• STATED TASK: Locate every line in the material below that has the word "with". Copy each of those lines.

• MATERIAL FOR THIS EXERCISE:
start

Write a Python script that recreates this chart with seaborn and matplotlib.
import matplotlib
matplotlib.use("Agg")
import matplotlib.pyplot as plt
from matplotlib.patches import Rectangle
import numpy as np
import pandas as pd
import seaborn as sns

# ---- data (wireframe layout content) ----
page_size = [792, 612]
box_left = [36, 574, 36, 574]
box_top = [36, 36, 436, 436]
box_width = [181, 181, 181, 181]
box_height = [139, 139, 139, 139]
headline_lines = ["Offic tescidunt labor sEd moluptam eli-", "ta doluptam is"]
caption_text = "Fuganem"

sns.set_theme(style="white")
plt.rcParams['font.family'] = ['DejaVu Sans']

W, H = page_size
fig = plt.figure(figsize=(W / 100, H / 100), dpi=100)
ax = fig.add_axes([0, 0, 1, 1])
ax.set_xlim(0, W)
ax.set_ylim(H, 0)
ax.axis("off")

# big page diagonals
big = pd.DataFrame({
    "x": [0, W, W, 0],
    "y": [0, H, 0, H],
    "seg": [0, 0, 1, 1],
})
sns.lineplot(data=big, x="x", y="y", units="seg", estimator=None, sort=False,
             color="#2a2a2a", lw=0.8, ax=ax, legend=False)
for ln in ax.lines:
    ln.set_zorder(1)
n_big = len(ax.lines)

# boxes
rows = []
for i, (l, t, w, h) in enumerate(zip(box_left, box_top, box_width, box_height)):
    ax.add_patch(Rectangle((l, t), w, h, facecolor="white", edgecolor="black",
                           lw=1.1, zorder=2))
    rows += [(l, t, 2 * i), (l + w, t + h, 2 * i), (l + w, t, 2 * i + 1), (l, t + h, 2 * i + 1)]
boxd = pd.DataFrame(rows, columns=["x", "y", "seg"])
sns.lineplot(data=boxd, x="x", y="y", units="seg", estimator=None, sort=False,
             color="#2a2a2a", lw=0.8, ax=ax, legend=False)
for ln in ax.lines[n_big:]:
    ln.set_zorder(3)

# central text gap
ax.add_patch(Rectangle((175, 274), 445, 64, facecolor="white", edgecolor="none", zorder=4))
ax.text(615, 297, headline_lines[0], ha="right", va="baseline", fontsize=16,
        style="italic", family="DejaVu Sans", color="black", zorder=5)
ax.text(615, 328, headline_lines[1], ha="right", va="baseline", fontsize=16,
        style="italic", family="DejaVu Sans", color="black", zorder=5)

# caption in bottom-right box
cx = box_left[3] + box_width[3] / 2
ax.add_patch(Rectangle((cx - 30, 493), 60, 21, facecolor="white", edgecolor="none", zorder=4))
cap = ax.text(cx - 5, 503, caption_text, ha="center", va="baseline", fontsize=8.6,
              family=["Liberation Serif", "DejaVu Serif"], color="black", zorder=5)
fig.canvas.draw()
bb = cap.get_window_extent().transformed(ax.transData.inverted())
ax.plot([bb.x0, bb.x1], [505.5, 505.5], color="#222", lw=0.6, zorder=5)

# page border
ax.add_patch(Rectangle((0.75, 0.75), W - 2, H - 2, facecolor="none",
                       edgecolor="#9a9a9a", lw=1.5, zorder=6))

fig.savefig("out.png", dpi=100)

end
start

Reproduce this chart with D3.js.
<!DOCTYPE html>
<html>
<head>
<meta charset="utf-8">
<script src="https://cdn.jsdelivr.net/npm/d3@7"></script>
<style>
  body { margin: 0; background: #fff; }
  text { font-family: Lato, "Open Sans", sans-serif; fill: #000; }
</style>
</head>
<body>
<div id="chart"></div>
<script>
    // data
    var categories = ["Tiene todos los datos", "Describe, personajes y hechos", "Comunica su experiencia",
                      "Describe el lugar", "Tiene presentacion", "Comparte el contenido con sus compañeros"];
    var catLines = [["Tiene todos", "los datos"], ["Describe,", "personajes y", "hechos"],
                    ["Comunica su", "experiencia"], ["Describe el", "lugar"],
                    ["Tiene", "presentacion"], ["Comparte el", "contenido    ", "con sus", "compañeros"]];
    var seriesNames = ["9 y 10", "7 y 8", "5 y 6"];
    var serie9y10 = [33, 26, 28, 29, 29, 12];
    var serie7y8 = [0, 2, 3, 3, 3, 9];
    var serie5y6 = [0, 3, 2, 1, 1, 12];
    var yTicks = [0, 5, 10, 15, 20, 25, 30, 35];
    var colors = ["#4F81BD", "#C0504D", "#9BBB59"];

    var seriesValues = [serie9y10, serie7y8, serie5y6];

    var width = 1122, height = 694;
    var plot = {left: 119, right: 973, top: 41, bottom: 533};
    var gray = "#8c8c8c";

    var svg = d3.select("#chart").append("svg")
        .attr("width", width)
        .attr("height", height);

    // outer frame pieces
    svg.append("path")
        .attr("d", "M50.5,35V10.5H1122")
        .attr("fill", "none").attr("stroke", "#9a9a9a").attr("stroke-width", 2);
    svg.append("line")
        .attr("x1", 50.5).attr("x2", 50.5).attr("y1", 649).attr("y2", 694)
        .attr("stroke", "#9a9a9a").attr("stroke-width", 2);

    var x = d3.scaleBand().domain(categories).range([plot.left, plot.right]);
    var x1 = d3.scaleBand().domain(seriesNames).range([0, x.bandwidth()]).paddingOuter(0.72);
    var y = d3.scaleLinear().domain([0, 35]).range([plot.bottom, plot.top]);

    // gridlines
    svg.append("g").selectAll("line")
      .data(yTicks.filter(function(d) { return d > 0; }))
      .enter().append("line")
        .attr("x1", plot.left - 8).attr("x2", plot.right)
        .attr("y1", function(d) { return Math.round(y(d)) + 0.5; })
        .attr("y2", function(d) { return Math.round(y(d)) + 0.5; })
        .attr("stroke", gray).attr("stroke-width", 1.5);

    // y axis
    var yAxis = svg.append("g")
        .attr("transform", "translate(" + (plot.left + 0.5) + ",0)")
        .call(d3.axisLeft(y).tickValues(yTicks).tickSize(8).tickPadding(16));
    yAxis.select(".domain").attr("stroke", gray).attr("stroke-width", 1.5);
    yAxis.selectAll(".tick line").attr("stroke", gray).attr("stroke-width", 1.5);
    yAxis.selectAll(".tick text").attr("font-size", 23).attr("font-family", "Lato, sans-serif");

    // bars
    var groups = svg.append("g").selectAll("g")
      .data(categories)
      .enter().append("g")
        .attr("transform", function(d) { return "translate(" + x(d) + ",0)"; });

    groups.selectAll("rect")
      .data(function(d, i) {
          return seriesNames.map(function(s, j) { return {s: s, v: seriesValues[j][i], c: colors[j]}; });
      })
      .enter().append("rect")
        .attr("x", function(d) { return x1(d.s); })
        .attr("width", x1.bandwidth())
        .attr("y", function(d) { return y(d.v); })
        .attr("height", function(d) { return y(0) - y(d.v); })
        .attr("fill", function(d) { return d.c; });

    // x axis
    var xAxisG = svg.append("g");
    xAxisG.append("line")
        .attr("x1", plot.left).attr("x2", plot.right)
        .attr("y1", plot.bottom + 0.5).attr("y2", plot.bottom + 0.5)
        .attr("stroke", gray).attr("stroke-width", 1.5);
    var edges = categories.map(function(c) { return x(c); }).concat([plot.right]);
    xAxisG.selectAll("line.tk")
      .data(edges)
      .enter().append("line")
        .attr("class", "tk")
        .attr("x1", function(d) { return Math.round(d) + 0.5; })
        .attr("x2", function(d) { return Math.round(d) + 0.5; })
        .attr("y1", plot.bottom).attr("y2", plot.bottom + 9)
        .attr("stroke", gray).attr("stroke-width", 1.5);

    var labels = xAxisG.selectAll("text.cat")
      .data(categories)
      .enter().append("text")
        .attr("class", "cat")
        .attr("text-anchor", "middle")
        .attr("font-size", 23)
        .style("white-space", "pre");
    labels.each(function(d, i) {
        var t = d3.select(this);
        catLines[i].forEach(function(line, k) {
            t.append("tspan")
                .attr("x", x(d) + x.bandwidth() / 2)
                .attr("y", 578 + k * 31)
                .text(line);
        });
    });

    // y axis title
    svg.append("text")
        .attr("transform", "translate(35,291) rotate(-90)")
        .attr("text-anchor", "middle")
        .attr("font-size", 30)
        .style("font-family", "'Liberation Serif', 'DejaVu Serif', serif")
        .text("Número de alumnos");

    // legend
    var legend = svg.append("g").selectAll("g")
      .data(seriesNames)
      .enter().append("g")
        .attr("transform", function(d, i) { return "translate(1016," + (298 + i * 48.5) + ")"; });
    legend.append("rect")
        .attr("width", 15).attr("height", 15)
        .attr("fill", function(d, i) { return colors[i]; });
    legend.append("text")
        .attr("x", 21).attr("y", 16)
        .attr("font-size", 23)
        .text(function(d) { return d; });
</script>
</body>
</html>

end

• WRITTEN ANSWER:
Write a Python script that recreates this chart with seaborn and matplotlib.
Reproduce this chart with D3.js.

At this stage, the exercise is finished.